Task statement: Search the records below for the word "chart" and show every line where it occurs.

# # #

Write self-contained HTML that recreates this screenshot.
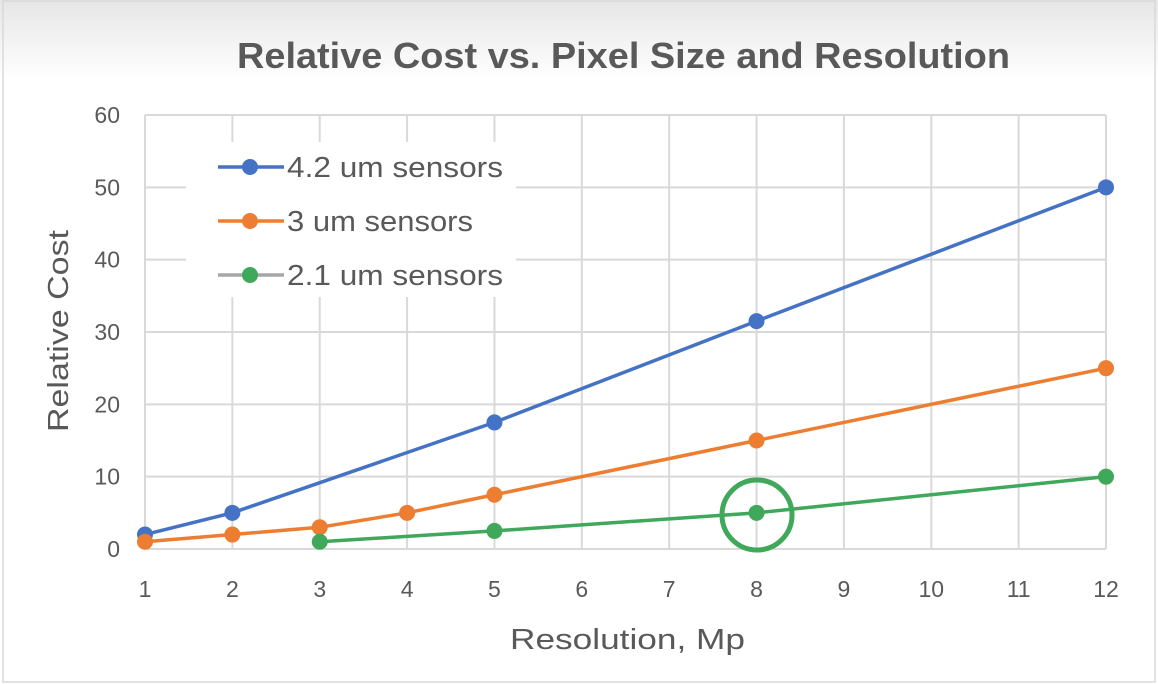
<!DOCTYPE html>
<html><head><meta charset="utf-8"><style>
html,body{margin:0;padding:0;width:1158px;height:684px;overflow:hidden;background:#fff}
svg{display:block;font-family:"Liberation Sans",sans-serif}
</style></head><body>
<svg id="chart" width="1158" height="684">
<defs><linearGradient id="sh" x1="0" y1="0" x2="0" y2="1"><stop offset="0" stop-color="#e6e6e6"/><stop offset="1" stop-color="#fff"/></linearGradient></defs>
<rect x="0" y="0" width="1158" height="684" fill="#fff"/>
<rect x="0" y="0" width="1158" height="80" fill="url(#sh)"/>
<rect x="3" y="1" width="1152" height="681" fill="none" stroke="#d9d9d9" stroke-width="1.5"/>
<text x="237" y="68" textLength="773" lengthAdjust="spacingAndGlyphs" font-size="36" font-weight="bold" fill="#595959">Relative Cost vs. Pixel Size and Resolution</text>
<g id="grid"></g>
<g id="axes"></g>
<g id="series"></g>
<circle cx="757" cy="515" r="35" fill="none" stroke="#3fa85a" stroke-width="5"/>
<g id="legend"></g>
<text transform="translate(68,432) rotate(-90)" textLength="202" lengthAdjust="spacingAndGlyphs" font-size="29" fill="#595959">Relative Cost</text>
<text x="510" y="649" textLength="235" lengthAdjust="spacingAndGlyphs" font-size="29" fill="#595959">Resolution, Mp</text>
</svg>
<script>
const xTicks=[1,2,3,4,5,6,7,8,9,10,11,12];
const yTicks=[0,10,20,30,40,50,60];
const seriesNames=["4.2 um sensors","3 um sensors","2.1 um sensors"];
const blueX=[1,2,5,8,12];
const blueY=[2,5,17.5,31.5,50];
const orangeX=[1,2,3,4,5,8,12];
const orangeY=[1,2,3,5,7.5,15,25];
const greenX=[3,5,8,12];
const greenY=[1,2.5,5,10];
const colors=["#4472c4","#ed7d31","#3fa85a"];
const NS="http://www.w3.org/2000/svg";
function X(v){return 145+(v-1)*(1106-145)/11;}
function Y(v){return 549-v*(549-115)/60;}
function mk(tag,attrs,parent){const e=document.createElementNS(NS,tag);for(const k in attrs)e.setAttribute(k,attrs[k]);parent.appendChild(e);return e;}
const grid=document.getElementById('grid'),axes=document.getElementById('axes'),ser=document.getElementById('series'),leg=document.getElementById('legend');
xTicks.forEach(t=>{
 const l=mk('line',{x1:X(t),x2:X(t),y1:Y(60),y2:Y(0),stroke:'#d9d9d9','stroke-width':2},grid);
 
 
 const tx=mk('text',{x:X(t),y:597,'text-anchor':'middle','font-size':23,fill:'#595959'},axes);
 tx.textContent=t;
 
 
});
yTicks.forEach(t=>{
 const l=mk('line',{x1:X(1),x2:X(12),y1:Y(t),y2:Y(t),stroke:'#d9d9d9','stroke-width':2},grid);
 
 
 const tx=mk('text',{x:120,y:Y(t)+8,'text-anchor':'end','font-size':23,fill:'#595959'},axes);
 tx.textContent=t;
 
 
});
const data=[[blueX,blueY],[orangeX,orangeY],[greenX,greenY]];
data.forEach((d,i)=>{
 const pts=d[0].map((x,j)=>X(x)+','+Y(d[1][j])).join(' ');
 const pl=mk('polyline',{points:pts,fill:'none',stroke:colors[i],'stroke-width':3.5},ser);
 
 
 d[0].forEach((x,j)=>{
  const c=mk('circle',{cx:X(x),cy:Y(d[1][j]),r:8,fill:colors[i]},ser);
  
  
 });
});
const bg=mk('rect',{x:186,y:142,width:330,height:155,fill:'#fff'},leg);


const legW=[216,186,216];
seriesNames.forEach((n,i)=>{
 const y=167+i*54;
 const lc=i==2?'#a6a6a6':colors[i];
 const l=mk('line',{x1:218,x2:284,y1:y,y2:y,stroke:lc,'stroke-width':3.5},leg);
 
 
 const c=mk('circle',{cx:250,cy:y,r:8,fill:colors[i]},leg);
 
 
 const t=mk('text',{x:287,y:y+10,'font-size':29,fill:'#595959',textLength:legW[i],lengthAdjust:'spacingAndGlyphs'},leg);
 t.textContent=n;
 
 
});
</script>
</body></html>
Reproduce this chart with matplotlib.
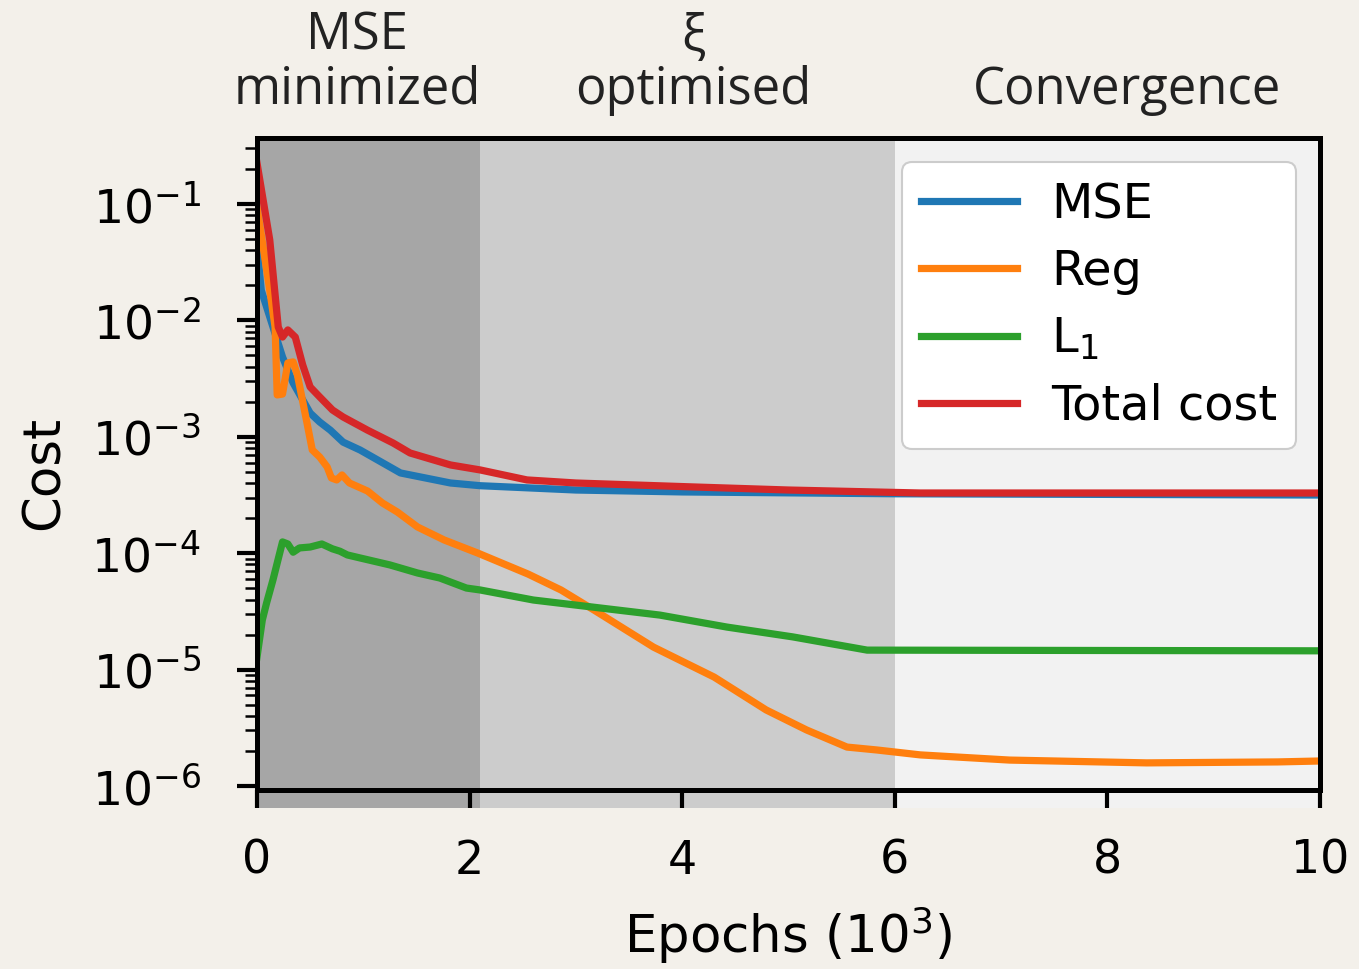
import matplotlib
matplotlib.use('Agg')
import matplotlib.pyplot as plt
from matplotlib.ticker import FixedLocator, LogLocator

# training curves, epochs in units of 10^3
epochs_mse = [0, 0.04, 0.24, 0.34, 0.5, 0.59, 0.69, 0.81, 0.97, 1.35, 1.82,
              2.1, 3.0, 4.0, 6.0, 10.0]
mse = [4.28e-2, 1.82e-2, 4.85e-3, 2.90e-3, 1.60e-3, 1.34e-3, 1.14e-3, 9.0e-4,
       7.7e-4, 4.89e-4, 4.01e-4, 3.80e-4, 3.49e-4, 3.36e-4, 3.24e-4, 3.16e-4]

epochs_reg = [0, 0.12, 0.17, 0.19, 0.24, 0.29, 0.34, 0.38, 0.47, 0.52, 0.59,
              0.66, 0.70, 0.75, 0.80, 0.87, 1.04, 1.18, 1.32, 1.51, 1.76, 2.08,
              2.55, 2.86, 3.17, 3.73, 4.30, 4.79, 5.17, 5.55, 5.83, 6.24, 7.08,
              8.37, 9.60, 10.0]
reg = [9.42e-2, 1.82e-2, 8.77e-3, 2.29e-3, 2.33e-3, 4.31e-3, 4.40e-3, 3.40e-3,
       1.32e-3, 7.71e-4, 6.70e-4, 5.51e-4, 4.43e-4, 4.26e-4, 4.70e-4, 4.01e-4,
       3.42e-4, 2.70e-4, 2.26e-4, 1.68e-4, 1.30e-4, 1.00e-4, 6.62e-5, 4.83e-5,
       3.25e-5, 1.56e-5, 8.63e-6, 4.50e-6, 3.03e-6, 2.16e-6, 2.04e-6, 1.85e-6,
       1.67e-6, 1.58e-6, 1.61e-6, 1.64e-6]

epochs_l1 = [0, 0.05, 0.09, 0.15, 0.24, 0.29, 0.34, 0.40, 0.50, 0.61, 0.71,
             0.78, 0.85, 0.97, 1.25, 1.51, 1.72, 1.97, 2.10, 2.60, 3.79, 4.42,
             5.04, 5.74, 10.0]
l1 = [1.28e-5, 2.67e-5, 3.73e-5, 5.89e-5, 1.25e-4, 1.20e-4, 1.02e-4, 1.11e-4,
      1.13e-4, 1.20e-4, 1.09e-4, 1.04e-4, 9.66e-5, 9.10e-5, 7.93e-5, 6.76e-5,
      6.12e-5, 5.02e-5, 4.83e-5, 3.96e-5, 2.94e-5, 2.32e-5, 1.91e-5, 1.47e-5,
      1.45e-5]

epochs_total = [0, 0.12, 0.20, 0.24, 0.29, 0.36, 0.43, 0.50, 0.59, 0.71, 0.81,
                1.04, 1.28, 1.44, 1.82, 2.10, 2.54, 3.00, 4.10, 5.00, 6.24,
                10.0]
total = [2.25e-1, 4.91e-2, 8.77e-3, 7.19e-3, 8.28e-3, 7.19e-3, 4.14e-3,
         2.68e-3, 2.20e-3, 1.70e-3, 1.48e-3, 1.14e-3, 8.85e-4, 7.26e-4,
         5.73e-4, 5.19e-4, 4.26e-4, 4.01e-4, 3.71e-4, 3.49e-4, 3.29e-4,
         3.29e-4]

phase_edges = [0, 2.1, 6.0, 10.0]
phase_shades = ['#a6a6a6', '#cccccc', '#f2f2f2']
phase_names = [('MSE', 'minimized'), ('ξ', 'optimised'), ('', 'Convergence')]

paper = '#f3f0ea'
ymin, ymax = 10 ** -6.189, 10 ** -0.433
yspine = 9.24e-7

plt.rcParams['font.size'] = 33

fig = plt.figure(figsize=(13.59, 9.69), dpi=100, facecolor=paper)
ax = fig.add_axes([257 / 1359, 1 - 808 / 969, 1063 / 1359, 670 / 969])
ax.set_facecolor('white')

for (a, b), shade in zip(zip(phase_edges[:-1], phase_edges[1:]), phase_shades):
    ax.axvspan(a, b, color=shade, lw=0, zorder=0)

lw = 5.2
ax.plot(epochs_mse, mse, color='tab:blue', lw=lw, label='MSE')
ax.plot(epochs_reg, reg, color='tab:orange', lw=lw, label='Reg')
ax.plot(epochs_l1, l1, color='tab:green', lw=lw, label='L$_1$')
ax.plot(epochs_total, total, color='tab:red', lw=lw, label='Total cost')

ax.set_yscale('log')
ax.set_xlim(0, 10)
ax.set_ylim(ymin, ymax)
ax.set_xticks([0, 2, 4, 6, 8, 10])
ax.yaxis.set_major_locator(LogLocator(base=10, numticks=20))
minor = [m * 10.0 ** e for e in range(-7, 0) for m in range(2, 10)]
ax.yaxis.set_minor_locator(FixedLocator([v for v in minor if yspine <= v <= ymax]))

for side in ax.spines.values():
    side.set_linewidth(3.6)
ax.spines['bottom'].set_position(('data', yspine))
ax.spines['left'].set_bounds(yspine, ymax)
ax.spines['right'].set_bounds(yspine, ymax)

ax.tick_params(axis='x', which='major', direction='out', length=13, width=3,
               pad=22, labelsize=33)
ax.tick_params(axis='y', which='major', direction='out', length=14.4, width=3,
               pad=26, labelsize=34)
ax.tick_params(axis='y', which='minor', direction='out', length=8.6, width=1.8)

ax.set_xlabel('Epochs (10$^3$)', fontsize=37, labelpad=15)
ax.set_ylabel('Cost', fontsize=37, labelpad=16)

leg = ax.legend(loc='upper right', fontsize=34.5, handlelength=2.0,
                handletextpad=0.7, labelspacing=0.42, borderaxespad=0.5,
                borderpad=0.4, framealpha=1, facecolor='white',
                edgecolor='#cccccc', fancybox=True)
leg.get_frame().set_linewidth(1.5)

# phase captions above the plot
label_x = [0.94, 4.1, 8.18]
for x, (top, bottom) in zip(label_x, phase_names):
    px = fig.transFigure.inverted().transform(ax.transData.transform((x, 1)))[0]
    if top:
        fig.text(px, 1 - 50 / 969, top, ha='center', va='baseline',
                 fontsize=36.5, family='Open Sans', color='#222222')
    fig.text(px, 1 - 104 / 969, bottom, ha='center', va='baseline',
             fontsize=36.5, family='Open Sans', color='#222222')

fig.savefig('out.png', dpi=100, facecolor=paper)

# # #

Task answer:
<svg id="chart" width="1158" height="684">
Reproduce this chart with matplotlib.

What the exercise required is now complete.